— Begin —
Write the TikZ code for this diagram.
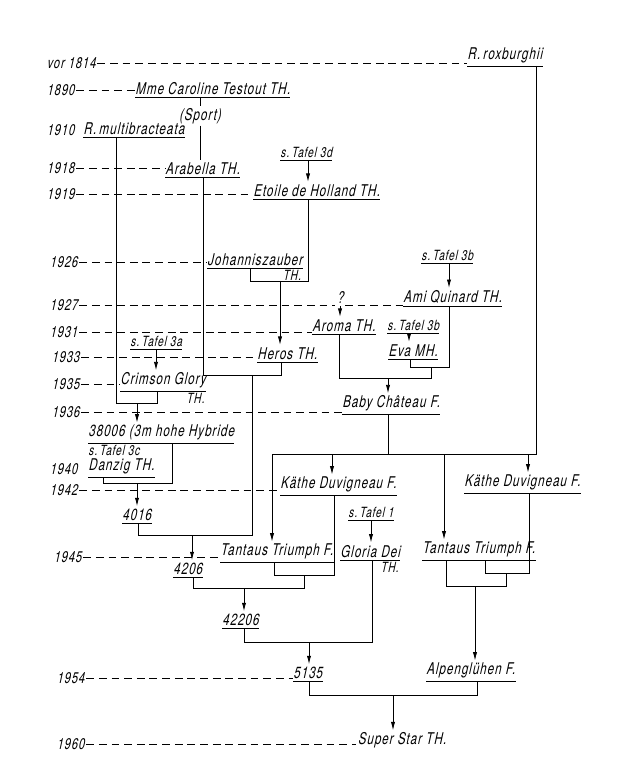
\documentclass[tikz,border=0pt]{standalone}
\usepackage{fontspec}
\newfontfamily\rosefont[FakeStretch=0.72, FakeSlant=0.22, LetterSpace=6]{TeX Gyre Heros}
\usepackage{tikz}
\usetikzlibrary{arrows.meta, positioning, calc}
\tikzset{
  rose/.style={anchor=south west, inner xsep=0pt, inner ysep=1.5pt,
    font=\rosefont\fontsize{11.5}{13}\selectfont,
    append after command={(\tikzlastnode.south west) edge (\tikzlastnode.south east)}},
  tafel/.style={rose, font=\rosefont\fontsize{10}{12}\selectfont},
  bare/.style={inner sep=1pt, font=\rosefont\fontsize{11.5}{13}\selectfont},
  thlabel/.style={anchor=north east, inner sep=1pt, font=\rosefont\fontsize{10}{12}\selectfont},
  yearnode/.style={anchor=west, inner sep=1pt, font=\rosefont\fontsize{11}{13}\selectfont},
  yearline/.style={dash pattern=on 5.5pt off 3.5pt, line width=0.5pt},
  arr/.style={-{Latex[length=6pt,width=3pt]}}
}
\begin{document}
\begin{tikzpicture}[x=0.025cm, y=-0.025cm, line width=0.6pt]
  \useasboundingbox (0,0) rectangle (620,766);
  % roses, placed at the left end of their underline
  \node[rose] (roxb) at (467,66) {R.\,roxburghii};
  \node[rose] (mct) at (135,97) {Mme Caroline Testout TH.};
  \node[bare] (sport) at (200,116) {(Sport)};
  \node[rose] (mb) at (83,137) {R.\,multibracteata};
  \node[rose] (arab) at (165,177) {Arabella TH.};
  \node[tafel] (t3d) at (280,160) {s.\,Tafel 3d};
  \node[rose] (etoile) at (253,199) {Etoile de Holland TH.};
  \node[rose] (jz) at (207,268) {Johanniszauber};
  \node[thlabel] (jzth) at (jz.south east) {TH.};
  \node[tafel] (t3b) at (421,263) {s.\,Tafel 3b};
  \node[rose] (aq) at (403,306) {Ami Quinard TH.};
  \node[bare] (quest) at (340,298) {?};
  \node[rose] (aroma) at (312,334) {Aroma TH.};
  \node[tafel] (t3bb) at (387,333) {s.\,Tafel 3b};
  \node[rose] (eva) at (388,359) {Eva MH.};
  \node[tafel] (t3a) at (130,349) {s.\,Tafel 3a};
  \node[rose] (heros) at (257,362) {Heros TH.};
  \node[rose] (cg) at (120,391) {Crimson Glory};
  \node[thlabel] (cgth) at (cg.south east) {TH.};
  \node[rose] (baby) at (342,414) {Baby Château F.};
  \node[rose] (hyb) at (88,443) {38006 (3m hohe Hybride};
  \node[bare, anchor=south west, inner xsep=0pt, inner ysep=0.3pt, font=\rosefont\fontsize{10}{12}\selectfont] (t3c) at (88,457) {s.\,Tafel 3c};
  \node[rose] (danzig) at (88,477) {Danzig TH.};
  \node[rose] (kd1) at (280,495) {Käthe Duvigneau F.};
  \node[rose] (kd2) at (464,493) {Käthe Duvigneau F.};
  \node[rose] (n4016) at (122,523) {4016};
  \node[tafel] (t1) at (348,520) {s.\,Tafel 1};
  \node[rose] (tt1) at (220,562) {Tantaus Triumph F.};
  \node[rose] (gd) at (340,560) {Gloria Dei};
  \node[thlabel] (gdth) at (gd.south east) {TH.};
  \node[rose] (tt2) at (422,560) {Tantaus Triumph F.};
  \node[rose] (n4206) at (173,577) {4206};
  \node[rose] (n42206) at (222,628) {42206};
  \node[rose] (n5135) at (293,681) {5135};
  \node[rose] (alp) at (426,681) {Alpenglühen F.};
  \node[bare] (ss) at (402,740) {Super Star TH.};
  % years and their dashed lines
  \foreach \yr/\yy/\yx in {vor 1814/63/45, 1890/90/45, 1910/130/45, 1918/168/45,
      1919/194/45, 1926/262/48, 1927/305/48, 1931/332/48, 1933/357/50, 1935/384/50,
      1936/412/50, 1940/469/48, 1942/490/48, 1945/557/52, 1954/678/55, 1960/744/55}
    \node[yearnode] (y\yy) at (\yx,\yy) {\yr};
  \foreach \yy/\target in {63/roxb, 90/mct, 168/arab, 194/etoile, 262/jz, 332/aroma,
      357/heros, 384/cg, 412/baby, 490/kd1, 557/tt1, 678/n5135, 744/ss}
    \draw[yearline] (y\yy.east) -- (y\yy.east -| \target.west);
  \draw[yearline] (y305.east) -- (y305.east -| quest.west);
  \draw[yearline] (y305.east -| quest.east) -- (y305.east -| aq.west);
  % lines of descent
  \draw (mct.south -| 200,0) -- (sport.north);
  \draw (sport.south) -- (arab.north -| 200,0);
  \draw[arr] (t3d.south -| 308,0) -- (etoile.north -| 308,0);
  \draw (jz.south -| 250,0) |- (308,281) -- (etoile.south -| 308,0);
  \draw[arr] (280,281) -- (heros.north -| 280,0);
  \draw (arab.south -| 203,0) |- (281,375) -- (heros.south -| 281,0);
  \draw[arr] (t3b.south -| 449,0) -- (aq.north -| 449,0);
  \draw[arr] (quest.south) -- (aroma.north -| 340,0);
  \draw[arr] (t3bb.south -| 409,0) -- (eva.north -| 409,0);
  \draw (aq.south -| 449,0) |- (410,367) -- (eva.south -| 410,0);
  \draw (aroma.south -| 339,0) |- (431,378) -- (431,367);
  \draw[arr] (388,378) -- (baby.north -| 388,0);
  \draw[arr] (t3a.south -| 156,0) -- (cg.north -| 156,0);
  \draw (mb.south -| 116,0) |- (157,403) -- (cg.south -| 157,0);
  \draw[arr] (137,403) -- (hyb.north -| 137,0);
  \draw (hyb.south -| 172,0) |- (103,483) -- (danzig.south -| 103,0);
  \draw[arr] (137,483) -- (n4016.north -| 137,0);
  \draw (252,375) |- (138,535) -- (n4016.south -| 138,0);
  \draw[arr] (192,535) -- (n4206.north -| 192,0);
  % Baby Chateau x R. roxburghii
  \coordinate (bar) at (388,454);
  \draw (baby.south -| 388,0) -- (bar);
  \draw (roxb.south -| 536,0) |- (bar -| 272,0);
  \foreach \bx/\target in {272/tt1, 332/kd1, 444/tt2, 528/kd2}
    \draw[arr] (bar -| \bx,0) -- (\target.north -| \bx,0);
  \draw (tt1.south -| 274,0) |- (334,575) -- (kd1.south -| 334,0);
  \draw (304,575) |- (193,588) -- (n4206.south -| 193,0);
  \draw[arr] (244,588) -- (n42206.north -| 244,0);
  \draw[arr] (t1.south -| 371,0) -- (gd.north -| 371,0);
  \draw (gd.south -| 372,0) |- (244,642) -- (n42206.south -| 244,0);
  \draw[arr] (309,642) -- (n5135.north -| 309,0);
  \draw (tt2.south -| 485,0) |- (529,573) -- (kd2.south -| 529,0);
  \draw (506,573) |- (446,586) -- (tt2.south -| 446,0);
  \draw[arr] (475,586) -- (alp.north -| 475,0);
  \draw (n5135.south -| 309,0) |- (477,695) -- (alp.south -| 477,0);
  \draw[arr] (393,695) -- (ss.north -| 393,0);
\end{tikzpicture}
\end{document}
— End —
Without the pictures, output the full listing exactly as it stands.

Write the TikZ code for this diagram.
\documentclass[tikz,border=0pt]{standalone}
\usepackage{fontspec}
\newfontfamily\rosefont[FakeStretch=0.72, FakeSlant=0.22, LetterSpace=6]{TeX Gyre Heros}
\usepackage{tikz}
\usetikzlibrary{arrows.meta, positioning, calc}
\tikzset{
  rose/.style={anchor=south west, inner xsep=0pt, inner ysep=1.5pt,
    font=\rosefont\fontsize{11.5}{13}\selectfont,
    append after command={(\tikzlastnode.south west) edge (\tikzlastnode.south east)}},
  tafel/.style={rose, font=\rosefont\fontsize{10}{12}\selectfont},
  bare/.style={inner sep=1pt, font=\rosefont\fontsize{11.5}{13}\selectfont},
  thlabel/.style={anchor=north east, inner sep=1pt, font=\rosefont\fontsize{10}{12}\selectfont},
  yearnode/.style={anchor=west, inner sep=1pt, font=\rosefont\fontsize{11}{13}\selectfont},
  yearline/.style={dash pattern=on 5.5pt off 3.5pt, line width=0.5pt},
  arr/.style={-{Latex[length=6pt,width=3pt]}}
}
\begin{document}
\begin{tikzpicture}[x=0.025cm, y=-0.025cm, line width=0.6pt]
  \useasboundingbox (0,0) rectangle (620,766);
  % roses, placed at the left end of their underline
  \node[rose] (roxb) at (467,66) {R.\,roxburghii};
  \node[rose] (mct) at (135,97) {Mme Caroline Testout TH.};
  \node[bare] (sport) at (200,116) {(Sport)};
  \node[rose] (mb) at (83,137) {R.\,multibracteata};
  \node[rose] (arab) at (165,177) {Arabella TH.};
  \node[tafel] (t3d) at (280,160) {s.\,Tafel 3d};
  \node[rose] (etoile) at (253,199) {Etoile de Holland TH.};
  \node[rose] (jz) at (207,268) {Johanniszauber};
  \node[thlabel] (jzth) at (jz.south east) {TH.};
  \node[tafel] (t3b) at (421,263) {s.\,Tafel 3b};
  \node[rose] (aq) at (403,306) {Ami Quinard TH.};
  \node[bare] (quest) at (340,298) {?};
  \node[rose] (aroma) at (312,334) {Aroma TH.};
  \node[tafel] (t3bb) at (387,333) {s.\,Tafel 3b};
  \node[rose] (eva) at (388,359) {Eva MH.};
  \node[tafel] (t3a) at (130,349) {s.\,Tafel 3a};
  \node[rose] (heros) at (257,362) {Heros TH.};
  \node[rose] (cg) at (120,391) {Crimson Glory};
  \node[thlabel] (cgth) at (cg.south east) {TH.};
  \node[rose] (baby) at (342,414) {Baby Château F.};
  \node[rose] (hyb) at (88,443) {38006 (3m hohe Hybride};
  \node[bare, anchor=south west, inner xsep=0pt, inner ysep=0.3pt, font=\rosefont\fontsize{10}{12}\selectfont] (t3c) at (88,457) {s.\,Tafel 3c};
  \node[rose] (danzig) at (88,477) {Danzig TH.};
  \node[rose] (kd1) at (280,495) {Käthe Duvigneau F.};
  \node[rose] (kd2) at (464,493) {Käthe Duvigneau F.};
  \node[rose] (n4016) at (122,523) {4016};
  \node[tafel] (t1) at (348,520) {s.\,Tafel 1};
  \node[rose] (tt1) at (220,562) {Tantaus Triumph F.};
  \node[rose] (gd) at (340,560) {Gloria Dei};
  \node[thlabel] (gdth) at (gd.south east) {TH.};
  \node[rose] (tt2) at (422,560) {Tantaus Triumph F.};
  \node[rose] (n4206) at (173,577) {4206};
  \node[rose] (n42206) at (222,628) {42206};
  \node[rose] (n5135) at (293,681) {5135};
  \node[rose] (alp) at (426,681) {Alpenglühen F.};
  \node[bare] (ss) at (402,740) {Super Star TH.};
  % years and their dashed lines
  \foreach \yr/\yy/\yx in {vor 1814/63/45, 1890/90/45, 1910/130/45, 1918/168/45,
      1919/194/45, 1926/262/48, 1927/305/48, 1931/332/48, 1933/357/50, 1935/384/50,
      1936/412/50, 1940/469/48, 1942/490/48, 1945/557/52, 1954/678/55, 1960/744/55}
    \node[yearnode] (y\yy) at (\yx,\yy) {\yr};
  \foreach \yy/\target in {63/roxb, 90/mct, 168/arab, 194/etoile, 262/jz, 332/aroma,
      357/heros, 384/cg, 412/baby, 490/kd1, 557/tt1, 678/n5135, 744/ss}
    \draw[yearline] (y\yy.east) -- (y\yy.east -| \target.west);
  \draw[yearline] (y305.east) -- (y305.east -| quest.west);
  \draw[yearline] (y305.east -| quest.east) -- (y305.east -| aq.west);
  % lines of descent
  \draw (mct.south -| 200,0) -- (sport.north);
  \draw (sport.south) -- (arab.north -| 200,0);
  \draw[arr] (t3d.south -| 308,0) -- (etoile.north -| 308,0);
  \draw (jz.south -| 250,0) |- (308,281) -- (etoile.south -| 308,0);
  \draw[arr] (280,281) -- (heros.north -| 280,0);
  \draw (arab.south -| 203,0) |- (281,375) -- (heros.south -| 281,0);
  \draw[arr] (t3b.south -| 449,0) -- (aq.north -| 449,0);
  \draw[arr] (quest.south) -- (aroma.north -| 340,0);
  \draw[arr] (t3bb.south -| 409,0) -- (eva.north -| 409,0);
  \draw (aq.south -| 449,0) |- (410,367) -- (eva.south -| 410,0);
  \draw (aroma.south -| 339,0) |- (431,378) -- (431,367);
  \draw[arr] (388,378) -- (baby.north -| 388,0);
  \draw[arr] (t3a.south -| 156,0) -- (cg.north -| 156,0);
  \draw (mb.south -| 116,0) |- (157,403) -- (cg.south -| 157,0);
  \draw[arr] (137,403) -- (hyb.north -| 137,0);
  \draw (hyb.south -| 172,0) |- (103,483) -- (danzig.south -| 103,0);
  \draw[arr] (137,483) -- (n4016.north -| 137,0);
  \draw (252,375) |- (138,535) -- (n4016.south -| 138,0);
  \draw[arr] (192,535) -- (n4206.north -| 192,0);
  % Baby Chateau x R. roxburghii
  \coordinate (bar) at (388,454);
  \draw (baby.south -| 388,0) -- (bar);
  \draw (roxb.south -| 536,0) |- (bar -| 272,0);
  \foreach \bx/\target in {272/tt1, 332/kd1, 444/tt2, 528/kd2}
    \draw[arr] (bar -| \bx,0) -- (\target.north -| \bx,0);
  \draw (tt1.south -| 274,0) |- (334,575) -- (kd1.south -| 334,0);
  \draw (304,575) |- (193,588) -- (n4206.south -| 193,0);
  \draw[arr] (244,588) -- (n42206.north -| 244,0);
  \draw[arr] (t1.south -| 371,0) -- (gd.north -| 371,0);
  \draw (gd.south -| 372,0) |- (244,642) -- (n42206.south -| 244,0);
  \draw[arr] (309,642) -- (n5135.north -| 309,0);
  \draw (tt2.south -| 485,0) |- (529,573) -- (kd2.south -| 529,0);
  \draw (506,573) |- (446,586) -- (tt2.south -| 446,0);
  \draw[arr] (475,586) -- (alp.north -| 475,0);
  \draw (n5135.south -| 309,0) |- (477,695) -- (alp.south -| 477,0);
  \draw[arr] (393,695) -- (ss.north -| 393,0);
\end{tikzpicture}
\end{document}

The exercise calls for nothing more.